━━ Data supplied

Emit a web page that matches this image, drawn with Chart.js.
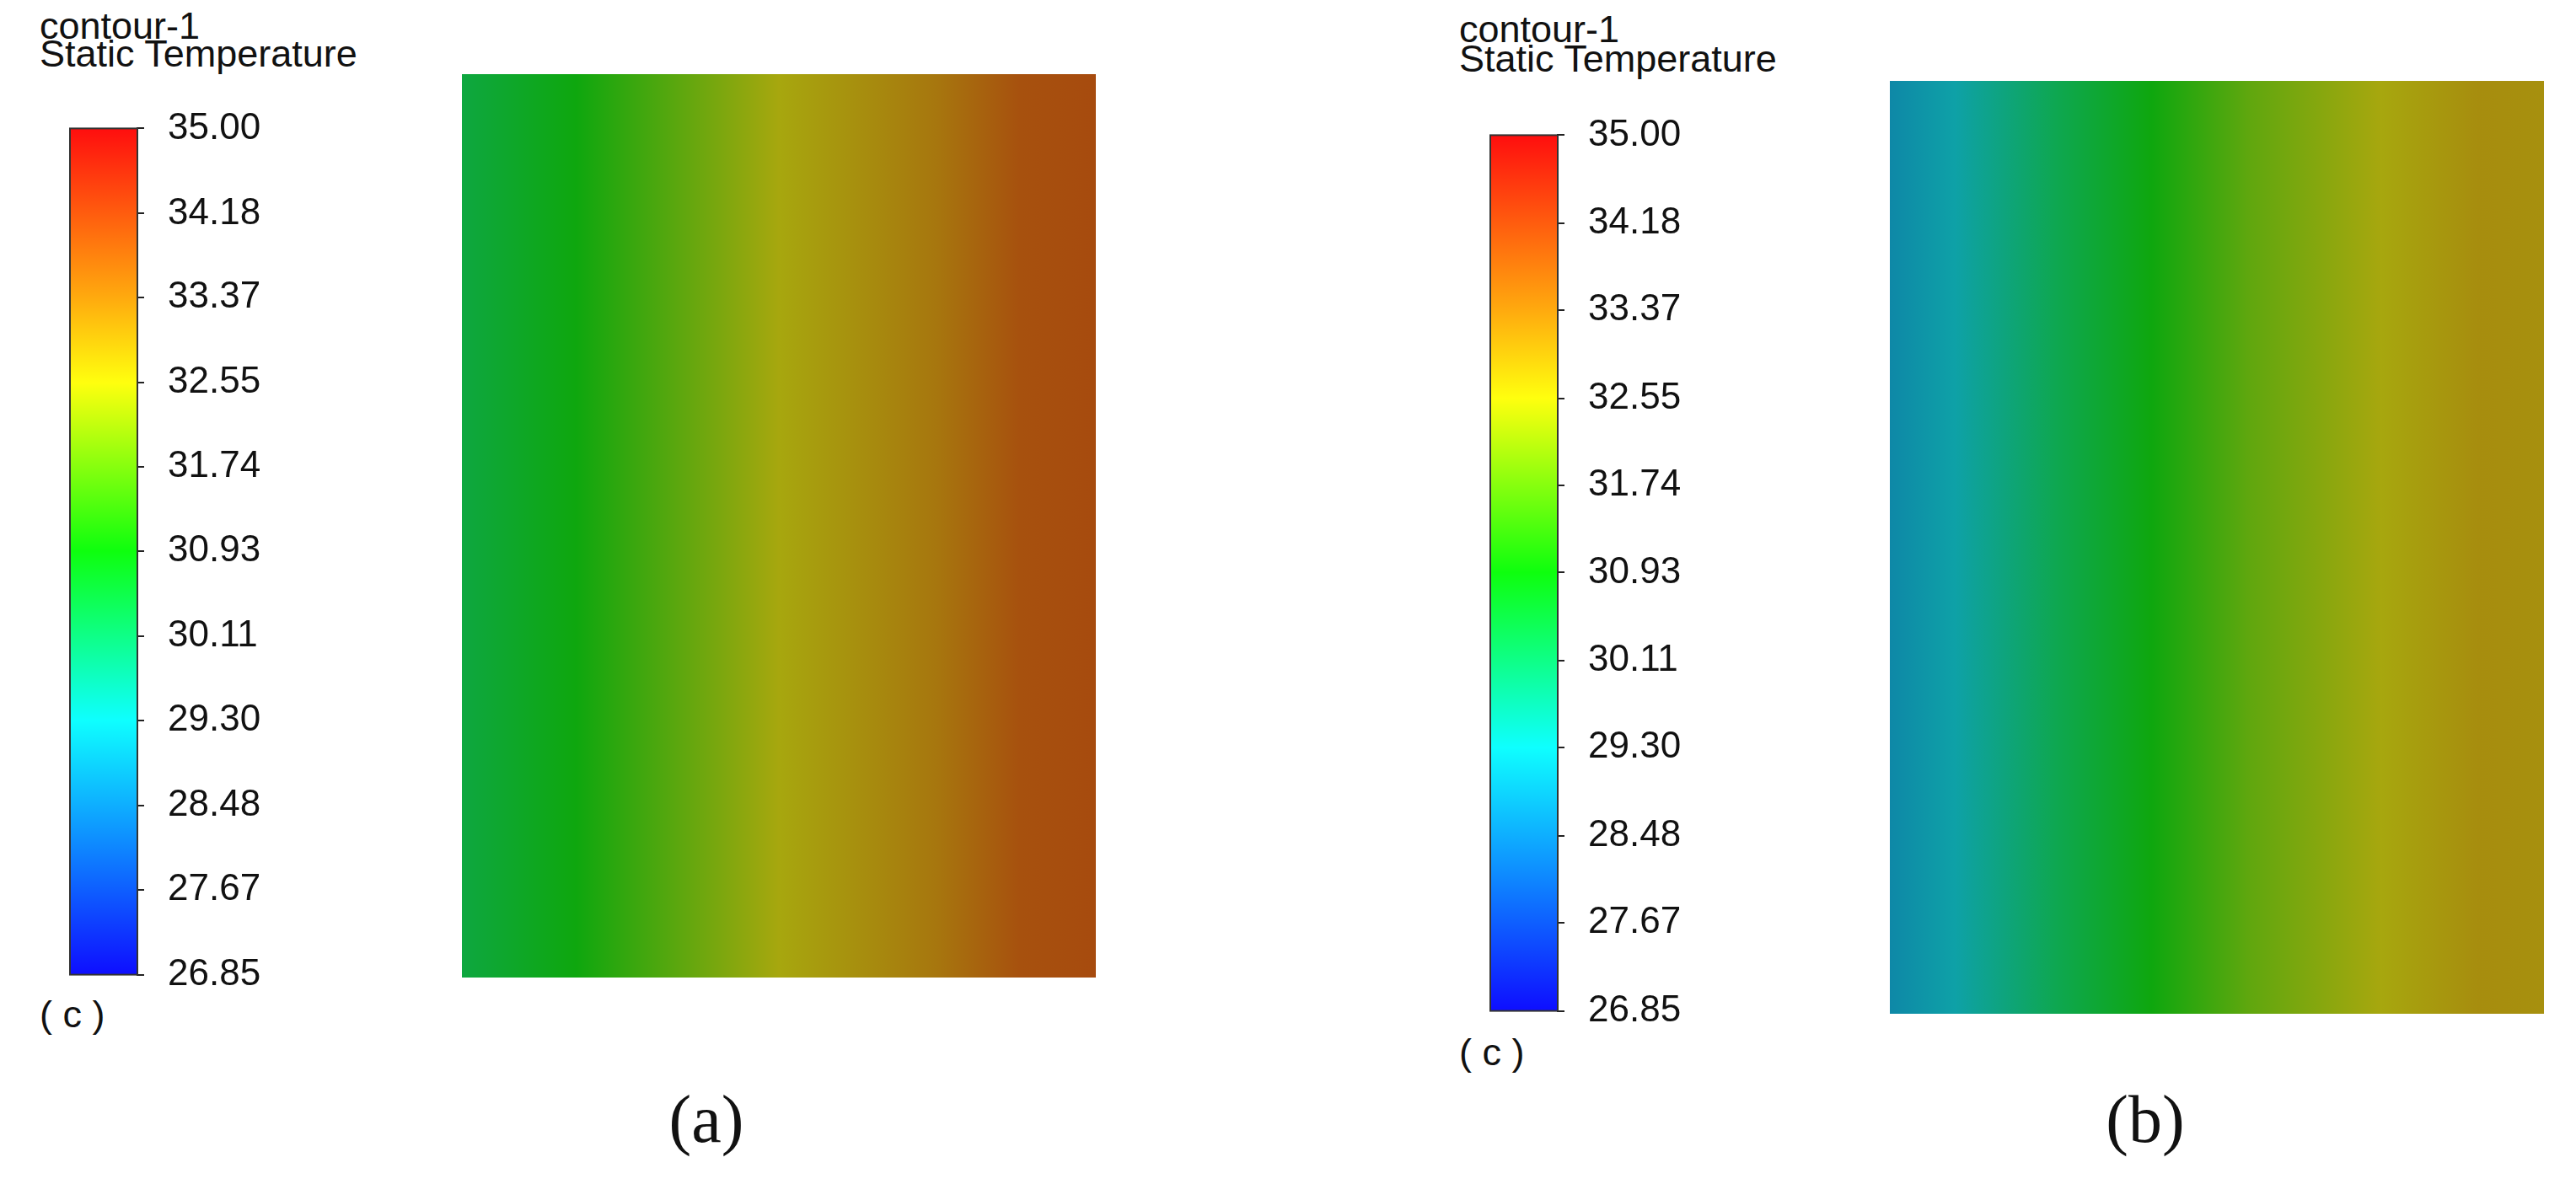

━━━━
━━ Data supplied

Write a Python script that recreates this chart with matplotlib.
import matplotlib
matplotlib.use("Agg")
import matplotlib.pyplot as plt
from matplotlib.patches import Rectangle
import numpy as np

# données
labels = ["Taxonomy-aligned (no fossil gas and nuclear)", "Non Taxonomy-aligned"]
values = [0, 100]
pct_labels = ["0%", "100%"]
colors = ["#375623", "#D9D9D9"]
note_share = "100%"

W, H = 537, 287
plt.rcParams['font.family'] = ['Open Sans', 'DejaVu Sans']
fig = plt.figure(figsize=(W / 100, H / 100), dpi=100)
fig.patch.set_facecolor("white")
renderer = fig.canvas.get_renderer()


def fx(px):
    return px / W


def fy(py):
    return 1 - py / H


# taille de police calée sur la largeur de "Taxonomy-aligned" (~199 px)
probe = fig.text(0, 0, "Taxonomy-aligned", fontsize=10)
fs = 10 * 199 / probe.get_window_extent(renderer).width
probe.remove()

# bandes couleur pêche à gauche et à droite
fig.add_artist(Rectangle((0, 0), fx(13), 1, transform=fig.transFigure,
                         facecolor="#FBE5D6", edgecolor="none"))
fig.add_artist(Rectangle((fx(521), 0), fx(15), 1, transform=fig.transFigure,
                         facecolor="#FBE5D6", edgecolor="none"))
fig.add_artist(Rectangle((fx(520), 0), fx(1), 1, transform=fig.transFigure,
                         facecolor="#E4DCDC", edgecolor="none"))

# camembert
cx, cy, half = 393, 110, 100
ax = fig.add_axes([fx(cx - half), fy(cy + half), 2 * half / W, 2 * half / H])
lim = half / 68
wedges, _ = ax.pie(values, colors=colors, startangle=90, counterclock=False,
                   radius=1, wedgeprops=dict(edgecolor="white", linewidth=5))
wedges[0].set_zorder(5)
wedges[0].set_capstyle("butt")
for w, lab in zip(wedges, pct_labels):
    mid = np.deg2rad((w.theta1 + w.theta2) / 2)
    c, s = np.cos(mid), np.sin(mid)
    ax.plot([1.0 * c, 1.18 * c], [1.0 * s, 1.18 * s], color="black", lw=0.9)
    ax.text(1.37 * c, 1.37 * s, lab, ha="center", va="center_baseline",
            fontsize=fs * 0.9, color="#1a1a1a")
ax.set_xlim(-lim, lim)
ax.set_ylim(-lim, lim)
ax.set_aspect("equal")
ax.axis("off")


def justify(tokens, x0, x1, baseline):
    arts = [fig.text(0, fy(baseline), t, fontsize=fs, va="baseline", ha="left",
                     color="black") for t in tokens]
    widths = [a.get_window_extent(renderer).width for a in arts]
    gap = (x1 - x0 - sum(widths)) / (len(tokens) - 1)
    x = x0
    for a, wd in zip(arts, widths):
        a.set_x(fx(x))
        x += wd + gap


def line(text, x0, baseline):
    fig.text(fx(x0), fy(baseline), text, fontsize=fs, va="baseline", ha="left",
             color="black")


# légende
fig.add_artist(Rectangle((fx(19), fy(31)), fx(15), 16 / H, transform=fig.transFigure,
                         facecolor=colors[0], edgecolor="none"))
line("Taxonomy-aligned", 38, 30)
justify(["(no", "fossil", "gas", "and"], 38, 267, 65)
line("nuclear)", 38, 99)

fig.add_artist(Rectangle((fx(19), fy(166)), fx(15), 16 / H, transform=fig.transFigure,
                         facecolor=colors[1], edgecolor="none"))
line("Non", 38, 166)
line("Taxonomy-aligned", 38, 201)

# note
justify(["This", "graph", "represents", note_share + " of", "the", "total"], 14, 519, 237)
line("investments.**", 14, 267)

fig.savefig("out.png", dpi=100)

━━━━

Select every line in the records above that contains the word "with".

Response to this exercise
Emit a web page that matches this image, drawn with Chart.js.
Write a Python script that recreates this chart with matplotlib.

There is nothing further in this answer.